Eppure, come abbiamo visto, la concezione del mutaforma è già insita nella cultura europea antica, perciò quella descritta dai monaci cristiani ne è soltanto l’evoluzione. Un’evoluzione che, in seguito, ha contribuito alla cristallizzazione della figura del licantropo attribuendogli alcune caratteristiche che conosciamo tutti oggigiorno: legame profondo con la luna, ferocità, insaziabile voglia di carne umana, vulnerabilità all’argento, presenza o assenza, a seconda dei casi, della facoltà di intendere e di percepire il mondo come un normale essere umano.
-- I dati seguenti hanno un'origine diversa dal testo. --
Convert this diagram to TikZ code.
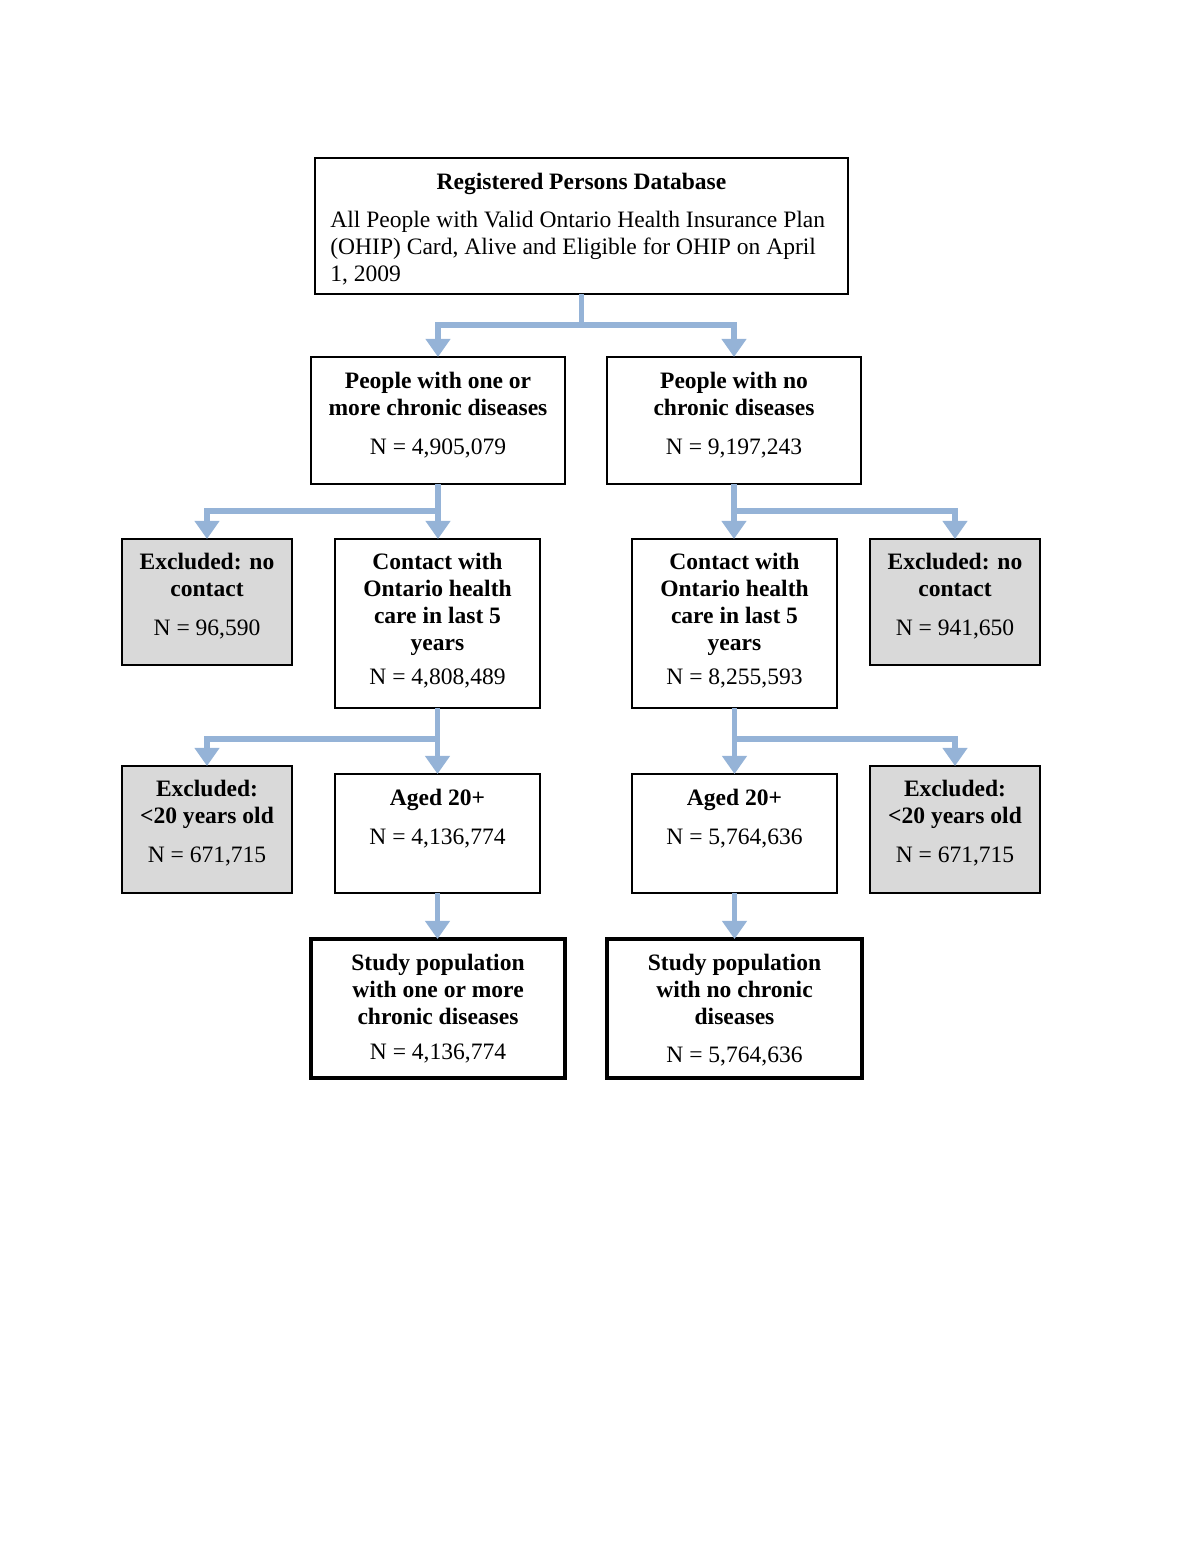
\documentclass[tikz,border=0pt]{standalone}
\usepackage{fontspec}
\setmainfont{Liberation Serif}
\usetikzlibrary{arrows.meta}
\definecolor{flowblue}{RGB}{149,179,215}
\definecolor{exgray}{RGB}{217,217,217}
\def\pxu{0.51pt}
\tikzset{
  box/.style={draw, line width=0.75pt, inner sep=0pt, outer sep=0pt, anchor=north west},
  exbox/.style={box, fill=exgray},
  finalbox/.style={box, line width=1.6pt},
  txt/.style={anchor=north, inner sep=0pt, align=center, font=\fontsize{12}{13.8}\selectfont},
  flowline/.style={draw=flowblue, line width=3pt},
  flow/.style={flowline, -{Triangle[length=9.2pt,width=12.2pt]}}
}
\begin{document}
\begin{tikzpicture}[x=0.51pt, y=-0.51pt]
\useasboundingbox (0,0) rectangle (1200,1553);
% boxes
\node[box, minimum width=533*\pxu, minimum height=136*\pxu] (top) at (315,158) {};
\node[box, minimum width=254*\pxu, minimum height=127*\pxu] (p1) at (311,357) {};
\node[box, minimum width=254*\pxu, minimum height=127*\pxu] (p2) at (607,357) {};
\node[exbox, minimum width=170*\pxu, minimum height=126*\pxu] (ex1) at (122,539) {};
\node[box, minimum width=205*\pxu, minimum height=169*\pxu] (c1) at (335,539) {};
\node[box, minimum width=205*\pxu, minimum height=169*\pxu] (c2) at (632,539) {};
\node[exbox, minimum width=170*\pxu, minimum height=126*\pxu] (ex2) at (870,539) {};
\node[exbox, minimum width=170*\pxu, minimum height=127*\pxu] (ex3) at (122,766) {};
\node[box, minimum width=205*\pxu, minimum height=119*\pxu] (a1) at (335,774) {};
\node[box, minimum width=205*\pxu, minimum height=119*\pxu] (a2) at (632,774) {};
\node[exbox, minimum width=170*\pxu, minimum height=127*\pxu] (ex4) at (870,766) {};
\node[finalbox, minimum width=254*\pxu, minimum height=139*\pxu] (s1) at (311,939) {};
\node[finalbox, minimum width=255*\pxu, minimum height=139*\pxu] (s2) at (607,939) {};
% texts
\node[txt] (toptitle) at (581.5,170) {\strut\textbf{Registered Persons Database}};
\node[txt, anchor=north west, align=left] (topbody) at (330,208) {\strut All People with Valid Ontario Health Insurance Plan\\(OHIP) Card, Alive and Eligible for OHIP on April\\1, 2009};
\node[txt] (p1t) at (438,369) {\strut\textbf{People with one or}\\\textbf{more chronic diseases}\\[6pt]N = 4,905,079};
\node[txt] (p2t) at (734,369) {\strut\textbf{People with no}\\\textbf{chronic diseases}\\[6pt]N = 9,197,243};
\node[txt] (ex1t) at (207,550) {\strut\textbf{Excluded: no}\\\textbf{contact}\\[6pt]N = 96,590};
\node[txt] (ex2t) at (955,550) {\strut\textbf{Excluded: no}\\\textbf{contact}\\[6pt]N = 941,650};
\node[txt] (c1t) at (437.5,550) {\strut\textbf{Contact with}\\\textbf{Ontario health}\\\textbf{care in last 5}\\\textbf{years}\\[3.6pt]N = 4,808,489};
\node[txt] (c2t) at (734.5,550) {\strut\textbf{Contact with}\\\textbf{Ontario health}\\\textbf{care in last 5}\\\textbf{years}\\[3.6pt]N = 8,255,593};
\node[txt] (ex3t) at (207,777) {\strut\textbf{Excluded:}\\\textbf{<20 years old}\\[6pt]N = 671,715};
\node[txt] (ex4t) at (955,777) {\strut\textbf{Excluded:}\\\textbf{<20 years old}\\[6pt]N = 671,715};
\node[txt] (a1t) at (437.5,786) {\strut\textbf{Aged 20+}\\[6pt]N = 4,136,774};
\node[txt] (a2t) at (734.5,786) {\strut\textbf{Aged 20+}\\[6pt]N = 5,764,636};
\node[txt] (s1t) at (438,951) {\strut\textbf{Study population}\\\textbf{with one or more}\\\textbf{chronic diseases}\\[4pt]N = 4,136,774};
\node[txt] (s2t) at (734.5,951) {\strut\textbf{Study population}\\\textbf{with no chronic}\\\textbf{diseases}\\[5.6pt]N = 5,764,636};
% connectors
\coordinate (j1) at (581.5,325);
\draw[flowline] (top.south) -- (j1);
\draw[flow] (j1) -| (p1.north);
\draw[flow] (j1) -| (p2.north);
\coordinate (j2) at (438,511);
\coordinate (j3) at (734,511);
\draw[flow] (p1.south) -- (p1.south |- c1.north);
\draw[flow] (j2) -| (ex1.north);
\draw[flow] (p2.south) -- (p2.south |- c2.north);
\draw[flow] (j3) -| (ex2.north);
\coordinate (j4) at (437.5,739);
\coordinate (j5) at (734.5,739);
\draw[flow] (c1.south) -- (a1.north);
\draw[flow] (j4) -| (ex3.north);
\draw[flow] (c2.south) -- (a2.north);
\draw[flow] (j5) -| (ex4.north);
\draw[flow] (a1.south) -- (a1.south |- s1.north);
\draw[flow] (a2.south) -- (a2.south |- s2.north);
\end{tikzpicture}
\end{document}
Si badi bene, però, dal giudicare il licantropo una figura folkloristica che appartiene al passato. Nel Medioevo erano scoppiate vere e proprie “epidemie” di licantropia e sebbene questa isteria collettiva sia stata debellata con l’avvento illuminista, questo non significa che sia un lontanissimo ricordo.

Provate a chiedere ai vostri genitori, o ai vostri nonni, se conoscono qualche caso di licantropia. Vi racconteranno, probabilmente, di quando erano piccoli e sentivano un uomo solitario del paese ululare alla luna.

Questo perché la tradizione folkloristica ha consolidato la figura del lupo mannaro a tal punto da essere presente in ogni regione dell’Italia, seppur con nomi diversi. Lupunaru a Palermo, lunaru nel Salento, lupi minari a Forlì.

Questa notte tutte le forze del male vagheranno libere per il mondo e anche i lupi mannari andranno a caccia. Perciò rispolverate quel vecchio set di posate d’argento che vostra nonna, o vostra madre, tiene conservato con tanta cura.

Sia mai che sentiate tanfo di lupo dietro la vostra porta.